Required work »
Retype word for word the first line of the listing and each line after it up to the line with "Probabilities for Each", with the pictures taken out.

Dataset excerpt »

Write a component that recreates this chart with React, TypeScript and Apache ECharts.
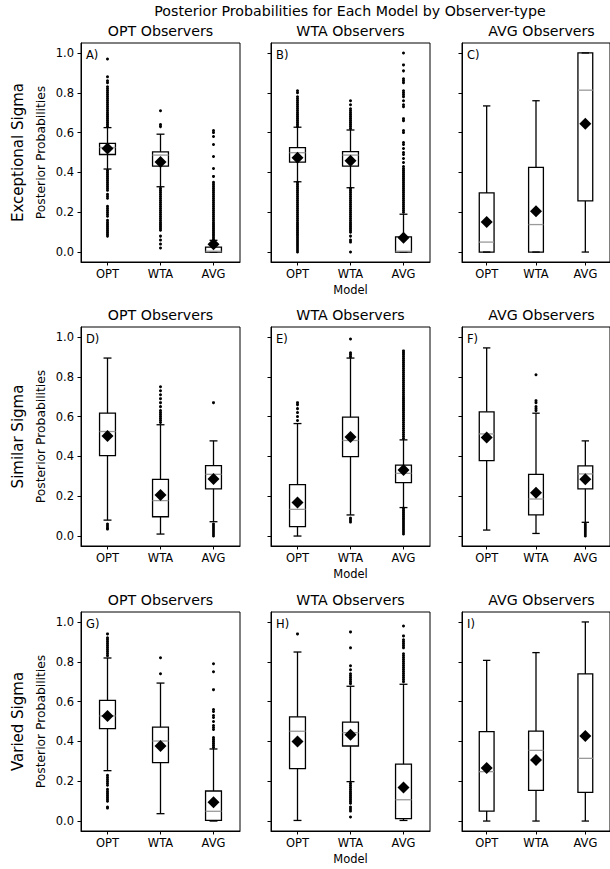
import React, { useEffect, useRef } from "react";
import * as echarts from "echarts";

const models = ["OPT", "WTA", "AVG"];
const observerTitles = ["OPT Observers", "WTA Observers", "AVG Observers"];
const conditionLabels = ["Exceptional Sigma", "Similar Sigma", "Varied Sigma"];
const panelLetters = ["A)", "B)", "C)", "D)", "E)", "F)", "G)", "H)", "I)"];
const yTicks = [0, 0.2, 0.4, 0.6, 0.8, 1.0];
const suptitle = "Posterior Probabilities for Each Model by Observer-type";

// [whiskerLow, q1, median, q3, whiskerHigh] for OPT, WTA, AVG models
const statsA = [[0.417, 0.49, 0.525, 0.546, 0.625], [0.328, 0.432, 0.487, 0.503, 0.592], [0, 0, 0.004, 0.025, 0.059]];
const statsB = [[0.353, 0.452, 0.499, 0.524, 0.627], [0.323, 0.432, 0.487, 0.504, 0.613], [0, 0, 0.004, 0.076, 0.19]];
const statsC = [[0, 0, 0.05, 0.297, 0.734], [0, 0, 0.138, 0.425, 0.76], [0, 0.257, 0.813, 1.0, 1.0]];
const statsD = [[0.08, 0.404, 0.525, 0.617, 0.894], [0.01, 0.097, 0.178, 0.285, 0.559], [0.072, 0.237, 0.31, 0.354, 0.478]];
const statsE = [[0, 0.047, 0.134, 0.258, 0.565], [0.106, 0.399, 0.48, 0.597, 0.894], [0.143, 0.268, 0.315, 0.356, 0.483]];
const statsF = [[0.03, 0.379, 0.513, 0.624, 0.945], [0.013, 0.106, 0.186, 0.31, 0.617], [0.069, 0.237, 0.312, 0.352, 0.478]];
const statsG = [[0.253, 0.464, 0.528, 0.606, 0.819], [0.037, 0.293, 0.402, 0.472, 0.693], [0, 0.003, 0.049, 0.151, 0.362]];
const statsH = [[0.003, 0.263, 0.451, 0.523, 0.849], [0.198, 0.377, 0.444, 0.497, 0.677], [0.003, 0.012, 0.107, 0.286, 0.687]];
const statsI = [[0, 0.05, 0.248, 0.449, 0.807], [0, 0.154, 0.355, 0.452, 0.846], [0, 0.144, 0.315, 0.739, 1.0]];

const meansA = [0.52, 0.452, 0.039];
const meansB = [0.474, 0.459, 0.072];
const meansC = [0.151, 0.205, 0.644];
const meansD = [0.503, 0.206, 0.287];
const meansE = [0.168, 0.497, 0.332];
const meansF = [0.495, 0.218, 0.285];
const meansG = [0.528, 0.377, 0.095];
const meansH = [0.399, 0.434, 0.168];
const meansI = [0.266, 0.307, 0.427];

// outliers (fliers) per model
const outA_OPT = [0.63, 0.64, 0.65, 0.66, 0.67, 0.68, 0.69, 0.70, 0.71, 0.72, 0.73, 0.74, 0.75, 0.76, 0.77, 0.78, 0.79, 0.80, 0.81, 0.82, 0.83, 0.85, 0.86, 0.88, 0.97,
  0.41, 0.40, 0.39, 0.38, 0.37, 0.36, 0.35, 0.34, 0.33, 0.32, 0.31, 0.29, 0.28, 0.27, 0.23, 0.22, 0.21, 0.20, 0.19, 0.18, 0.16, 0.15, 0.14, 0.13, 0.12, 0.11, 0.10, 0.09, 0.08];
const outA_WTA = [0.63, 0.64, 0.71, 0.32, 0.31, 0.30, 0.29, 0.28, 0.27, 0.26, 0.25, 0.24, 0.23, 0.22, 0.21, 0.20, 0.19, 0.18, 0.17, 0.16, 0.15, 0.14, 0.13, 0.12, 0.11, 0.08, 0.06, 0.04, 0.02];
const outA_AVG = [0.06, 0.07, 0.08, 0.09, 0.10, 0.11, 0.12, 0.13, 0.14, 0.15, 0.16, 0.17, 0.18, 0.19, 0.20, 0.21, 0.22, 0.23, 0.24, 0.25, 0.26, 0.27, 0.28, 0.29, 0.30, 0.31, 0.32, 0.33, 0.34, 0.35,
  0.38, 0.42, 0.48, 0.54, 0.58, 0.60, 0.61];
const outB_OPT = [0.63, 0.64, 0.65, 0.66, 0.67, 0.68, 0.69, 0.70, 0.71, 0.72, 0.73, 0.74, 0.75, 0.76, 0.77, 0.78, 0.80, 0.81,
  0.35, 0.34, 0.33, 0.32, 0.31, 0.30, 0.29, 0.28, 0.27, 0.26, 0.25, 0.24, 0.23, 0.22, 0.21, 0.20, 0.19, 0.18, 0.17, 0.16, 0.15, 0.14, 0.13, 0.12, 0.11, 0.10, 0.09, 0.08, 0.07, 0.06, 0.05, 0.04, 0.03, 0.02, 0.01, 0.00];
const outB_WTA = [0.62, 0.63, 0.64, 0.65, 0.66, 0.67, 0.68, 0.69, 0.70, 0.71, 0.72, 0.74, 0.76,
  0.32, 0.31, 0.30, 0.29, 0.28, 0.27, 0.26, 0.25, 0.24, 0.23, 0.22, 0.21, 0.20, 0.19, 0.18, 0.17, 0.16, 0.15, 0.14, 0.13, 0.12, 0.11, 0.10, 0.08, 0.06, 0.05, 0.00];
const outB_AVG = [0.20, 0.21, 0.22, 0.23, 0.24, 0.25, 0.26, 0.27, 0.28, 0.29, 0.30, 0.31, 0.32, 0.33, 0.34, 0.35, 0.36, 0.37, 0.38, 0.39, 0.40, 0.41, 0.42,
  0.43, 0.45, 0.47, 0.49, 0.50, 0.52, 0.54, 0.55, 0.60, 0.61, 0.66, 0.67, 0.73, 0.74, 0.76, 0.78, 0.79, 0.80, 0.81, 0.85, 0.86, 0.87, 0.91, 0.94, 1.00];
const outC_OPT: number[] = [];
const outC_WTA: number[] = [];
const outC_AVG: number[] = [];
const outD_OPT = [0.06, 0.05, 0.04, 0.035];
const outD_WTA = [0.57, 0.58, 0.59, 0.60, 0.61, 0.62, 0.63, 0.65, 0.67, 0.69, 0.71, 0.73, 0.75];
const outD_AVG = [0.67, 0.06, 0.05, 0.04, 0.03, 0.02, 0.01, 0.00];
const outE_OPT = [0.58, 0.60, 0.62, 0.64, 0.66, 0.67];
const outE_WTA = [0.90, 0.91, 0.92, 0.99, 0.09, 0.08, 0.07];
const outE_AVG = [0.49, 0.50, 0.51, 0.52, 0.53, 0.54, 0.55, 0.56, 0.57, 0.58, 0.59, 0.60, 0.61, 0.62, 0.63, 0.64, 0.65, 0.66, 0.67, 0.68, 0.69, 0.70, 0.71, 0.72, 0.73, 0.74, 0.75, 0.76, 0.77, 0.78, 0.79, 0.80, 0.81, 0.82, 0.83, 0.84, 0.85, 0.86, 0.87, 0.88, 0.89, 0.90, 0.91, 0.92, 0.93,
  0.14, 0.13, 0.12, 0.11, 0.10, 0.09, 0.08, 0.07, 0.06, 0.05, 0.04, 0.03, 0.02, 0.01];
const outF_OPT: number[] = [];
const outF_WTA = [0.63, 0.64, 0.65, 0.67, 0.68, 0.81];
const outF_AVG = [0.06, 0.05, 0.04, 0.03, 0.02, 0.01, 0.00];
const outG_OPT = [0.83, 0.84, 0.85, 0.86, 0.87, 0.88, 0.89, 0.90, 0.91, 0.92, 0.94,
  0.23, 0.22, 0.21, 0.20, 0.19, 0.18, 0.16, 0.15, 0.14, 0.13, 0.12, 0.11, 0.10, 0.07, 0.065];
const outG_WTA = [0.74, 0.82];
const outG_AVG = [0.37, 0.38, 0.39, 0.40, 0.41, 0.42, 0.46, 0.47, 0.48, 0.50, 0.52, 0.53, 0.55, 0.56, 0.66, 0.75, 0.79];
const outH_OPT = [0.94];
const outH_WTA = [0.69, 0.70, 0.71, 0.72, 0.73, 0.74, 0.76, 0.78, 0.87, 0.95,
  0.19, 0.18, 0.17, 0.16, 0.15, 0.14, 0.13, 0.12, 0.11, 0.10, 0.09, 0.07, 0.06, 0.05, 0.02];
const outH_AVG = [0.70, 0.71, 0.72, 0.73, 0.74, 0.75, 0.76, 0.77, 0.78, 0.79, 0.80, 0.81, 0.82, 0.83, 0.84, 0.87, 0.88, 0.89, 0.90, 0.91, 0.93, 0.98];
const outI_OPT: number[] = [];
const outI_WTA: number[] = [];
const outI_AVG: number[] = [];

const panels = [
  { stats: statsA, means: meansA, out: [outA_OPT, outA_WTA, outA_AVG] },
  { stats: statsB, means: meansB, out: [outB_OPT, outB_WTA, outB_AVG] },
  { stats: statsC, means: meansC, out: [outC_OPT, outC_WTA, outC_AVG] },
  { stats: statsD, means: meansD, out: [outD_OPT, outD_WTA, outD_AVG] },
  { stats: statsE, means: meansE, out: [outE_OPT, outE_WTA, outE_AVG] },
  { stats: statsF, means: meansF, out: [outF_OPT, outF_WTA, outF_AVG] },
  { stats: statsG, means: meansG, out: [outG_OPT, outG_WTA, outG_AVG] },
  { stats: statsH, means: meansH, out: [outH_OPT, outH_WTA, outH_AVG] },
  { stats: statsI, means: meansI, out: [outI_OPT, outI_WTA, outI_AVG] },
];

const FONT = "DejaVu Sans";
const gridLefts = [81, 271, 462];
const gridTops = [43, 327, 612];
const GW = 159;
const GH = 219;

function buildOption() {
  const grid: any[] = [];
  const xAxis: any[] = [];
  const yAxis: any[] = [];
  const series: any[] = [];
  const graphic: any[] = [];

  graphic.push({
    type: "text", x: 350, y: 11,
    style: { text: suptitle, fontSize: 14.2, fontFamily: FONT, fill: "#000", align: "center", verticalAlign: "middle" },
  });

  for (let r = 0; r < 3; r++) {
    graphic.push({
      type: "text", x: 18, y: gridTops[r] + GH / 2, rotation: Math.PI / 2,
      style: { text: conditionLabels[r], fontSize: 15, fontFamily: FONT, fill: "#000", align: "center", verticalAlign: "middle" },
    });
    for (let c = 0; c < 3; c++) {
      const i = r * 3 + c;
      const p = panels[i];
      grid.push({
        left: gridLefts[c], top: gridTops[r], width: GW, height: GH,
        show: true, borderColor: "#000", borderWidth: 1, backgroundColor: "transparent",
      });
      xAxis.push({
        gridIndex: i, type: "category", data: models, boundaryGap: true,
        axisLine: { show: true, onZero: false, lineStyle: { color: "#000", width: 1 } },
        axisTick: { show: true, alignWithLabel: true, length: 3.5, lineStyle: { color: "#000" } },
        axisLabel: { show: true, margin: 6, fontSize: 11.5, fontFamily: FONT, color: "#000" },
        splitLine: { show: false },
        name: c === 1 ? "Model" : "",
        nameLocation: "middle", nameGap: 22,
        nameTextStyle: { fontSize: 11.5, fontFamily: FONT, color: "#000" },
      });
      yAxis.push({
        gridIndex: i, type: "value", min: -0.05, max: 1.05,
        axisLine: { show: true, lineStyle: { color: "#000", width: 1 } },
        axisTick: { show: true, length: 3.5, customValues: yTicks, lineStyle: { color: "#000" } },
        axisLabel: {
          show: c === 0, customValues: yTicks, margin: 7, fontSize: 11.5, fontFamily: FONT, color: "#000",
          formatter: (v: number) => v.toFixed(1),
        },
        splitLine: { show: false },
        name: c === 0 ? "Posterior Probabilities" : "",
        nameLocation: "middle", nameGap: 34, nameRotate: 90,
        nameTextStyle: { fontSize: 12.3, fontFamily: FONT, color: "#000" },
      });
      graphic.push({
        type: "text", x: gridLefts[c] + GW / 2, y: gridTops[r] - 12,
        style: { text: observerTitles[c], fontSize: 14.2, fontFamily: FONT, fill: "#000", align: "center", verticalAlign: "middle" },
      });
      graphic.push({
        type: "text", x: gridLefts[c] + 5, y: gridTops[r] + 11.5,
        style: { text: panelLetters[i], fontSize: 11.5, fontFamily: FONT, fill: "#000", align: "left", verticalAlign: "middle" },
      });

      const boxData = p.stats.map((s, k) => [k, ...s]);
      series.push({
        type: "custom", xAxisIndex: i, yAxisIndex: i, z: 2,
        data: boxData,
        encode: { x: 0, y: [1, 2, 3, 4, 5] },
        renderItem: (params: any, api: any) => {
          const k = api.value(0);
          const lo = api.coord([k, api.value(1)]);
          const q1 = api.coord([k, api.value(2)]);
          const md = api.coord([k, api.value(3)]);
          const q3 = api.coord([k, api.value(4)]);
          const hi = api.coord([k, api.value(5)]);
          const band = api.size([1, 0])[0];
          const bw = band * 0.3;
          const cw = bw / 2;
          const cx = lo[0];
          const ls = { stroke: "#000", lineWidth: 1.3, fill: null };
          return {
            type: "group",
            children: [
              { type: "line", shape: { x1: cx, y1: lo[1], x2: cx, y2: q1[1] }, style: ls },
              { type: "line", shape: { x1: cx, y1: q3[1], x2: cx, y2: hi[1] }, style: ls },
              { type: "line", shape: { x1: cx - cw / 2, y1: lo[1], x2: cx + cw / 2, y2: lo[1] }, style: ls },
              { type: "line", shape: { x1: cx - cw / 2, y1: hi[1], x2: cx + cw / 2, y2: hi[1] }, style: ls },
              { type: "rect", shape: { x: cx - bw / 2, y: q3[1], width: bw, height: q1[1] - q3[1] }, style: { stroke: "#000", lineWidth: 1.3, fill: "none" } },
              { type: "line", shape: { x1: cx - bw / 2, y1: md[1], x2: cx + bw / 2, y2: md[1] }, style: { stroke: "#9a9a9a", lineWidth: 1.3 } },
            ],
          };
        },
      });

      const outData: number[][] = [];
      p.out.forEach((arr, k) => arr.forEach((v) => outData.push([k, v])));
      series.push({
        type: "scatter", xAxisIndex: i, yAxisIndex: i, z: 3,
        symbol: "circle", symbolSize: 3,
        itemStyle: { color: "#000", opacity: 1 },
        data: outData,
      });
      series.push({
        type: "scatter", xAxisIndex: i, yAxisIndex: i, z: 4,
        symbol: "diamond", symbolSize: 12,
        itemStyle: { color: "#000", opacity: 1 },
        data: p.means.map((m, k) => [k, m]),
      });
    }
  }

  return {
    animation: false,
    backgroundColor: "#fff",
    textStyle: { fontFamily: FONT },
    grid, xAxis, yAxis, series, graphic,
  };
}

export default function App() {
  const ref = useRef<HTMLDivElement>(null);
  useEffect(() => {
    if (!ref.current) return;
    const chart = echarts.init(ref.current, undefined, { renderer: "svg" });
    chart.setOption(buildOption() as any);
    return () => chart.dispose();
  }, []);
  return (
    <div
      ref={ref}
      style={{ position: "absolute", left: 0, top: 0, width: 610, height: 869, background: "#fff" }}
    />
  );
}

Exercise solution »
Write a component that recreates this chart with React, TypeScript and Apache ECharts.
import React, { useEffect, useRef } from "react";
import * as echarts from "echarts";

const models = ["OPT", "WTA", "AVG"];
const observerTitles = ["OPT Observers", "WTA Observers", "AVG Observers"];
const conditionLabels = ["Exceptional Sigma", "Similar Sigma", "Varied Sigma"];
const panelLetters = ["A)", "B)", "C)", "D)", "E)", "F)", "G)", "H)", "I)"];
const yTicks = [0, 0.2, 0.4, 0.6, 0.8, 1.0];
const suptitle = "Posterior Probabilities for Each Model by Observer-type";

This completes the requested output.